As it stands, the Courts struggle to conceptualize the new technology’s place in the legal literature. A neat example is the determination of the validity of a warrantless search of a cell phone based on the presence or absence of a reasonable expectation of privacy. Instead of viewing cell phones, as cell phones, and thus as a new entity requiring a unique reasonable expectation of privacy determination, the Courts struggle to pigeonhole cell phones into known categories. Thus the Court asks: Is a cell phone like a notebook? Or is a cell phone like a purse? Or is a cell phone like a computer?
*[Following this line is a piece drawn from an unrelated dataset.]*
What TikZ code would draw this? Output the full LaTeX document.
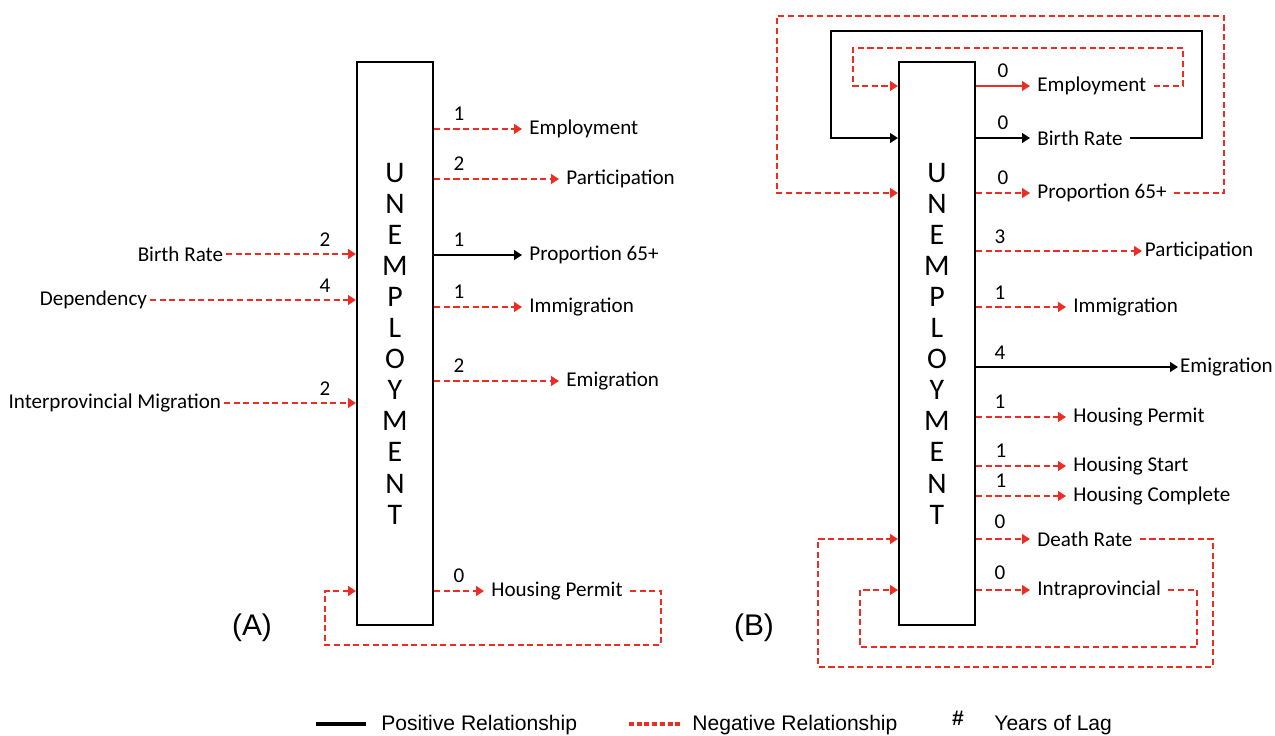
\documentclass[tikz,border=0pt]{standalone}
\usepackage{fontspec}
\setmainfont{Carlito}
\newfontfamily\legendfont{Liberation Sans}
\usetikzlibrary{arrows.meta}
\definecolor{negred}{RGB}{235,45,35}

\begin{document}
\begin{tikzpicture}[x=0.02cm,y=-0.02cm]

%
% Styles
%
\tikzstyle{ubox}     = [draw,line width=1.2pt,minimum width=1.52cm,minimum height=11.26cm,align=center,font=\fontsize{17}{17.7}\selectfont]
\tikzstyle{vartext}  = [anchor=west,inner sep=4pt,font=\fontsize{12}{14}\selectfont]
\tikzstyle{vartextl} = [anchor=east,inner sep=1.5pt,font=\fontsize{12}{14}\selectfont]
\tikzstyle{lagnum}   = [inner sep=1pt,font=\fontsize{12}{14}\selectfont]
\tikzstyle{legtext}  = [anchor=west,inner sep=0pt,font=\legendfont\fontsize{12}{14}\selectfont]
\tikzstyle{panel}    = [inner sep=0pt,font=\legendfont\fontsize{17}{20}\selectfont]
\tikzstyle{posedge}  = [-{Triangle[length=4.5pt,width=5.5pt]},line width=1.1pt]
\tikzstyle{negsolid} = [-{Triangle[length=4.5pt,width=5.5pt]},line width=1.3pt,color=negred]
\tikzstyle{negedge}  = [negsolid,dash pattern=on 3.5pt off 2pt]

\useasboundingbox (0,0) rectangle (1275,735);

%
% Panel (A)
%
\node[ubox] (boxA) at (395,343.5) {U\\N\\E\\M\\P\\L\\O\\Y\\M\\E\\N\\T};
\node[panel] (labA) at (252,628) {(A)};

\node[vartext] (empA)  at (522,129) {Employment};
\node[vartext] (partA) at (559,179) {Participation};
\node[vartext] (p65A)  at (522,255) {Proportion 65+};
\node[vartext] (immA)  at (522,307) {Immigration};
\node[vartext] (emiA)  at (559,381) {Emigration};
\node[vartext] (hpA)   at (484,591) {Housing Permit};

\node[vartextl] (brA)  at (226,254) {Birth Rate};
\node[vartextl] (depA) at (150,300) {Dependency};
\node[vartextl] (ipmA) at (224,403) {Interprovincial Migration};

\node[lagnum] (lagA1) at (459,114) {1};
\node[lagnum] (lagA2) at (459,164) {2};
\node[lagnum] (lagA3) at (459,240) {1};
\node[lagnum] (lagA4) at (459,292) {1};
\node[lagnum] (lagA5) at (459,366) {2};
\node[lagnum] (lagA6) at (459,576) {0};
\node[lagnum] (lagA7) at (325,240) {2};
\node[lagnum] (lagA8) at (325,286) {4};
\node[lagnum] (lagA9) at (325,389) {2};

\draw[negedge] (boxA.east |- empA.west)  -- (empA.west);
\draw[negedge] (boxA.east |- partA.west) -- (partA.west);
\draw[posedge] (boxA.east |- p65A.west)  -- (p65A.west);
\draw[negedge] (boxA.east |- immA.west)  -- (immA.west);
\draw[negedge] (boxA.east |- emiA.west)  -- (emiA.west);
\draw[negedge] (boxA.east |- hpA.west)   -- (hpA.west);

\draw[negedge] (brA.east)  -- (boxA.west |- brA.east);
\draw[negedge] (depA.east) -- (boxA.west |- depA.east);
\draw[negedge] (ipmA.east) -- (boxA.west |- ipmA.east);

% feedback loop
\draw[negedge] (hpA.east) -| (661,645) -| (325,591) -- (boxA.west |- hpA.east);

%
% Panel (B)
%
\node[ubox] (boxB) at (937,343.5) {U\\N\\E\\M\\P\\L\\O\\Y\\M\\E\\N\\T};
\node[panel] (labB) at (754,628) {(B)};

\node[vartext] (empB)   at (1030,86)  {Employment};
\node[vartext] (brB)    at (1030,138) {Birth Rate};
\node[vartext] (p65B)   at (1030,193) {Proportion 65+};
\node[vartext,inner sep=1.5pt] (partB) at (1142,251) {Participation};
\node[vartext] (immB)   at (1066,307) {Immigration};
\node[vartext,inner sep=1pt] (emiB) at (1178,367) {Emigration};
\node[vartext] (hpB)    at (1066,417) {Housing Permit};
\node[vartext] (hsB)    at (1066,466) {Housing Start};
\node[vartext] (hcB)    at (1066,496) {Housing Complete};
\node[vartext] (drB)    at (1030,539) {Death Rate};
\node[vartext] (intraB) at (1030,590) {Intraprovincial};

\node[lagnum] (lagB1)  at (1003,71)  {0};
\node[lagnum] (lagB2)  at (1003,123) {0};
\node[lagnum] (lagB3)  at (1003,178) {0};
\node[lagnum] (lagB4)  at (1000,237) {3};
\node[lagnum] (lagB5)  at (1000,293) {1};
\node[lagnum] (lagB6)  at (1000,353) {4};
\node[lagnum] (lagB7)  at (1000,402) {1};
\node[lagnum] (lagB8)  at (1001,451) {1};
\node[lagnum] (lagB9)  at (1001,481) {1};
\node[lagnum] (lagB10) at (1000,522) {0};
\node[lagnum] (lagB11) at (1000,573) {0};

\draw[negsolid] (boxB.east |- empB.west)   -- (empB.west);
\draw[posedge]  (boxB.east |- brB.west)    -- (brB.west);
\draw[negedge]  (boxB.east |- p65B.west)   -- (p65B.west);
\draw[negedge]  (boxB.east |- partB.west)  -- (partB.west);
\draw[negedge]  (boxB.east |- immB.west)   -- (immB.west);
\draw[posedge]  (boxB.east |- emiB.west)   -- (emiB.west);
\draw[negedge]  (boxB.east |- hpB.west)    -- (hpB.west);
\draw[negedge]  (boxB.east |- hsB.west)    -- (hsB.west);
\draw[negedge]  (boxB.east |- hcB.west)    -- (hcB.west);
\draw[negedge]  (boxB.east |- drB.west)    -- (drB.west);
\draw[negedge]  (boxB.east |- intraB.west) -- (intraB.west);

% feedback loops
\draw[negedge] (empB.east)   -| (1183,48)  -| (853,86)  -- (boxB.west |- empB.east);
\draw[posedge] (brB.east)    -| (1202,31)  -| (831,138) -- (boxB.west |- brB.east);
\draw[negedge] (p65B.east)   -| (1224,16)  -| (777,193) -- (boxB.west |- p65B.east);
\draw[negedge] (drB.east)    -| (1213,667) -| (818,539) -- (boxB.west |- drB.east);
\draw[negedge] (intraB.east) -| (1197,647) -| (860,590) -- (boxB.west |- intraB.east);

%
% Legend
%
\coordinate (posS) at (316,724);
\coordinate (posE) at (366,724);
\coordinate (negS) at (629,724);
\coordinate (negE) at (680,724);
\draw[line width=2.8pt] (posS) -- (posE);
\draw[negred,line width=2.8pt,dash pattern=on 2.8pt off 1.6pt] (negS) -- (negE);
\node[legtext] (posL) at (381,725) {Positive Relationship};
\node[legtext] (negL) at (692,725) {Negative Relationship};
\node[inner sep=0pt,font=\legendfont\bfseries\fontsize{12}{14}\selectfont] (hashL) at (958,718) {\#};
\node[legtext] (lagL) at (994,725) {Years of Lag};

\end{tikzpicture}
\end{document}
Unsurprisingly, the answer differs from case-case and from province to Province, leaving the case law in flux.

What is the Supreme Court of Canada’s position in this conundrum? So far, they have not made any cohesive determination on the issue but there is hope they will enter the fray with the Telus case, which recently received leave to appeal to the Supreme Court of Canada pursuant to s.40 as an issue of national importance, without being heard at the Court of Appeal level. In Telus, the police used a general warrant under s.487 of the Criminal Code to seize Telus records of text messages from the accused’s cell phone. The difficulty was the warrant gave authority not only for the seizure of historical messages, already sent, but also for the seizure of messages as they were being generated. Telus took the position such a seizure was akin to an interception of electronic communication under Part VI of the Criminal Code, which required a wiretap authorization.

Unfortunately, the framing of the case appears to be inviting the pigeonhole approach: Are the text messages merely letters in transit or are they more like a private conversation over the telephone? Instead of focusing on the characterization, the Court should be focusing on crafting a judgment, which will set down the general legal principles to be followed when faced with digital technology in the criminal law.

How they will in fact approach the issue will determine whether the digital future can easily live within our traditional precepts or whether our criminal justice system is just too outdated to face the challenges of tomorrow.